AIM => Lines containing the string "this" are to be counted; report the total by itself.
== PROVIDED DATA ==
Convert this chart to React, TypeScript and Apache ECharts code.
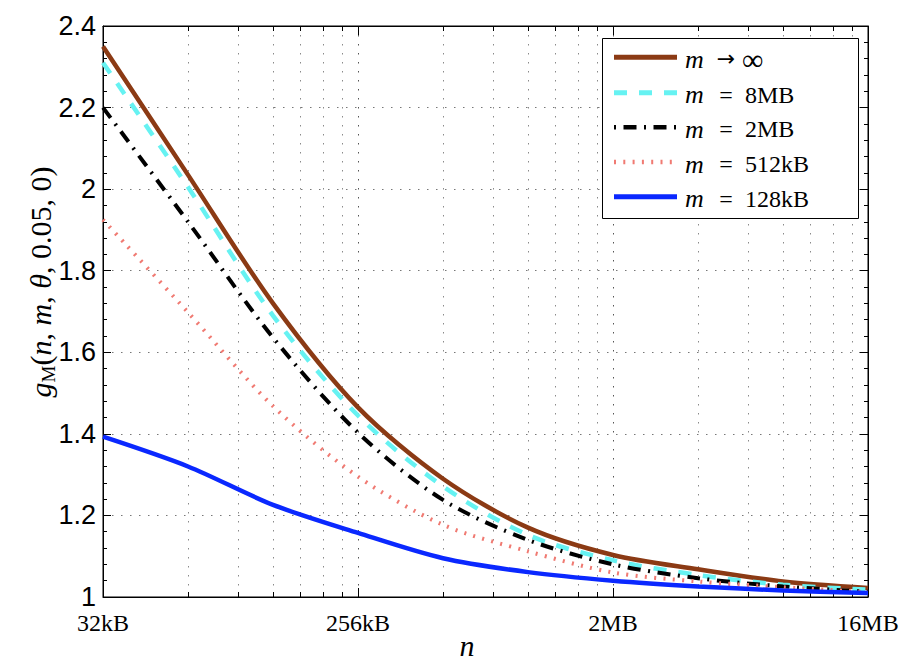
import React, { useEffect, useRef } from "react";
import * as echarts from "echarts";

// ---- data ----
const SIZES_KB = [32, 64, 128, 256, 512, 1024, 2048, 4096, 8192, 16384];
const M_INF = [2.35, 2.035, 1.72, 1.465, 1.29, 1.17, 1.103, 1.068, 1.038, 1.022];
const M_8MB = [2.31, 2.005, 1.69, 1.445, 1.271, 1.152, 1.09, 1.054, 1.03, 1.018];
const M_2MB = [2.2, 1.92, 1.636, 1.403, 1.238, 1.14, 1.08, 1.046, 1.026, 1.013];
const M_512KB = [1.925, 1.698, 1.468, 1.295, 1.177, 1.112, 1.06, 1.038, 1.024, 1.012];
const M_128KB = [1.393, 1.32, 1.226, 1.157, 1.095, 1.061, 1.04, 1.026, 1.016, 1.01];

const X_TICKS_KB = [32, 256, 2048, 16384];
const X_TICK_LABELS = ["32kB", "256kB", "2MB", "16MB"];
const MINOR_FACTORS = [2, 3, 4, 5, 6, 7];
const Y_MIN = 1;
const Y_MAX = 2.4;
const Y_STEP = 0.2;

const LEGEND_OPS = ["→", "=", "=", "=", "="];
const LEGEND_VALUES = ["∞", "8MB", "2MB", "512kB", "128kB"];

const KB = 1024;
const SERIF = '"Liberation Serif", "Times New Roman", serif';
const SANS = '"Liberation Sans", Arial, Helvetica, sans-serif';

const STYLES = [
  { color: "#8B3A14", width: 4.5, type: "solid" as any, dash: null as number[] | null, smooth: 0.3 },
  { color: "#66F2F2", width: 4.5, type: [13, 12], dash: [13, 12], smooth: 0.3 },
  { color: "#000000", width: 4, type: [13, 7.5, 2, 7.5], dash: [2, 7.5, 13, 7.5], smooth: 0.3 },
  { color: "#F07A72", width: 4, type: [2, 7.3], dash: [2, 7.3], smooth: 0.3 },
  { color: "#0A28FF", width: 4.5, type: "solid" as any, dash: null, smooth: 0.3 },
];

const SERIES_VALUES = [M_INF, M_8MB, M_2MB, M_512KB, M_128KB];

export default function App() {
  const ref = useRef<HTMLDivElement>(null);

  useEffect(() => {
    if (!ref.current) return;
    const chart = echarts.init(ref.current, null, { renderer: "svg" });

    const xMin = X_TICKS_KB[0] * KB;
    const xMax = X_TICKS_KB[X_TICKS_KB.length - 1] * KB;

    const minorPositions: number[][] = [];
    for (let i = 0; i < X_TICKS_KB.length - 1; i++) {
      for (const f of MINOR_FACTORS) minorPositions.push([X_TICKS_KB[i] * KB * f, Y_MIN]);
    }

    const xLabel = (v: number) => {
      const kb = Math.round(v / KB);
      const i = X_TICKS_KB.indexOf(kb);
      return i >= 0 ? X_TICK_LABELS[i] : "";
    };

    const lineSeries = SERIES_VALUES.map((vals, i) => ({
      type: "line",
      name: LEGEND_VALUES[i],
      data: SIZES_KB.map((s, j) => [s * KB, vals[j]]),
      symbol: "none",
      silent: true,
      smooth: STYLES[i].smooth,
      z: 5 + i,
      lineStyle: {
        color: STYLES[i].color,
        width: STYLES[i].width,
        type: STYLES[i].type,
        cap: "butt",
      },
    }));

    const minorGrid = {
      type: "custom",
      silent: true,
      z: 1,
      data: minorPositions,
      encode: { x: 0, y: 1 },
      renderItem: (params: any, api: any) => {
        const x = Math.round(api.coord([api.value(0), Y_MIN])[0]) + 0.5;
        const cs = params.coordSys;
        const top = cs.y;
        const bottom = cs.y + cs.height;
        return {
          type: "group",
          children: [
            {
              type: "line",
              shape: { x1: x, y1: top, x2: x, y2: bottom },
              style: { stroke: "#8a8a8a", lineWidth: 1, lineDash: [1.5, 7.5] },
            },
            {
              type: "line",
              shape: { x1: x, y1: bottom, x2: x, y2: bottom - 5 },
              style: { stroke: "#000", lineWidth: 1 },
            },
            {
              type: "line",
              shape: { x1: x, y1: top, x2: x, y2: top + 5 },
              style: { stroke: "#000", lineWidth: 1 },
            },
          ],
        };
      },
    };

    // legend drawn with graphic elements
    const LX = 602, LY = 38, LW = 256, LH = 180;
    const rowY = [57.3, 92.7, 127.3, 162, 196.7];
    const legendEls: any[] = [
      {
        type: "rect",
        z: 20,
        shape: { x: LX + 0.5, y: LY + 0.5, width: LW, height: LH },
        style: { fill: "#fff", stroke: "#000", lineWidth: 1 },
      },
    ];
    rowY.forEach((y, i) => {
      const st = STYLES[i];
      const isArrow = LEGEND_OPS[i] === "→";
      legendEls.push({
        type: "line",
        z: 21,
        shape: { x1: 614, y1: y, x2: 677, y2: y },
        style: {
          stroke: st.color,
          lineWidth: st.width + 0.5,
          lineDash: st.dash || undefined,
        },
      });
      legendEls.push({
        type: "text",
        z: 21,
        x: 685,
        y: y + 2,
        style: {
          text: "m",
          font: `italic 26px ${SERIF}`,
          fill: "#000",
          align: "left",
          verticalAlign: "middle",
          textAlign: "left",
          textVerticalAlign: "middle",
        },
      });
      legendEls.push({
        type: "text",
        z: 21,
        x: 726,
        y: isArrow ? y + 1 : y + 2,
        style: {
          text: LEGEND_OPS[i],
          font: isArrow ? `22px "DejaVu Sans", sans-serif` : `24px ${SERIF}`,
          fill: "#000",
          align: "center",
          verticalAlign: "middle",
          textAlign: "center",
          textVerticalAlign: "middle",
        },
      });
      legendEls.push({
        type: "text",
        z: 21,
        x: LEGEND_VALUES[i] === "∞" ? 742 : 745,
        y: y + 2,
        style: {
          text: LEGEND_VALUES[i],
          font: `${LEGEND_VALUES[i] === "∞" ? 30 : 24}px ${SERIF}`,
          fill: "#000",
          align: "left",
          verticalAlign: "middle",
          textAlign: "left",
          textVerticalAlign: "middle",
        },
      });
    });

    const yTitle = {
      type: "text",
      z: 20,
      x: 40,
      y: 282,
      rotation: Math.PI / 2,
      style: {
        text: "{i|g}{sub|M}{r|(}{i|n}{r|, }{i|m}{r|, }{i|θ}{r|, 0.05, 0)}",
        fill: "#000",
        align: "center",
        verticalAlign: "middle",
        textAlign: "center",
        textVerticalAlign: "middle",
        rich: {
          i: { fontFamily: SERIF, fontStyle: "italic", fontSize: 30, lineHeight: 36, fill: "#000" },
          r: { fontFamily: SERIF, fontSize: 30, lineHeight: 36, fill: "#000" },
          sub: { fontFamily: SERIF, fontSize: 19, lineHeight: 21, verticalAlign: "bottom", fill: "#000" },
        },
      },
    };

    const xTitle = {
      type: "text",
      z: 20,
      x: 467,
      y: 645,
      style: {
        text: "n",
        font: `italic 30px ${SERIF}`,
        fill: "#000",
        align: "center",
        verticalAlign: "middle",
        textAlign: "center",
        textVerticalAlign: "middle",
      },
    };

    const axisBase = {
      axisLine: { show: true, lineStyle: { color: "#000", width: 1 } },
    };

    chart.setOption({
      animation: false,
      backgroundColor: "#fff",
      grid: {
        left: 103,
        right: 42,
        top: 26,
        bottom: 75,
        show: true,
        borderColor: "#000",
        borderWidth: 1,
        containLabel: false,
      },
      xAxis: [
        {
          type: "log",
          logBase: 8,
          min: xMin,
          max: xMax,
          splitNumber: 3,
          position: "bottom",
          ...axisBase,
          axisTick: { show: true, inside: true, length: 9, lineStyle: { color: "#000" } },
          axisLabel: {
            show: true,
            formatter: xLabel,
            color: "#000",
            fontFamily: SERIF,
            fontSize: 24,
            lineHeight: 24,
            margin: 14,
          },
          splitLine: { show: true, lineStyle: { color: "#555", width: 1, type: [1.5, 7.5] } },
        },
        {
          type: "log",
          logBase: 8,
          min: xMin,
          max: xMax,
          splitNumber: 3,
          position: "top",
          ...axisBase,
          axisTick: { show: true, inside: true, length: 9, lineStyle: { color: "#000" } },
          axisLabel: { show: false },
          splitLine: { show: false },
        },
      ],
      yAxis: [
        {
          type: "value",
          min: Y_MIN,
          max: Y_MAX,
          interval: Y_STEP,
          position: "left",
          ...axisBase,
          axisTick: { show: true, inside: true, length: 8, lineStyle: { color: "#000" } },
          minorTick: { show: true, splitNumber: 5, length: 4, lineStyle: { color: "#000" } },
          axisLabel: {
            color: "#000",
            fontFamily: SANS,
            fontSize: 27,
            lineHeight: 21,
            margin: 7,
            formatter: (v: number) => String(Math.round(v * 10) / 10),
          },
          splitLine: { show: true, lineStyle: { color: "#777", width: 1, type: [1.5, 7.5] } },
        },
        {
          type: "value",
          min: Y_MIN,
          max: Y_MAX,
          interval: Y_STEP,
          position: "right",
          ...axisBase,
          axisTick: { show: true, inside: true, length: 8, lineStyle: { color: "#000" } },
          minorTick: { show: true, splitNumber: 5, length: 4, lineStyle: { color: "#000" } },
          axisLabel: { show: false },
          splitLine: { show: false },
        },
      ],
      series: [minorGrid, ...lineSeries],
      graphic: [...legendEls, yTitle, xTitle],
    });

    return () => chart.dispose();
  }, []);

  return (
    <div
      ref={ref}
      style={{ position: "fixed", left: 0, top: 0, width: 910, height: 672, background: "#fff" }}
    />
  );
}
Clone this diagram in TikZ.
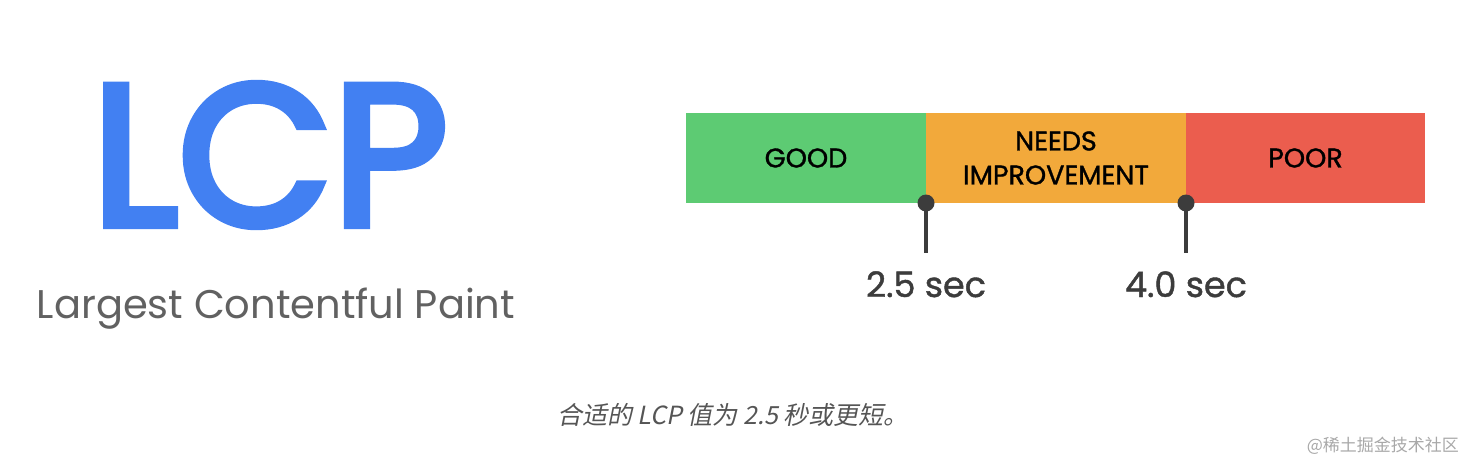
===
FINAL ANSWER => 2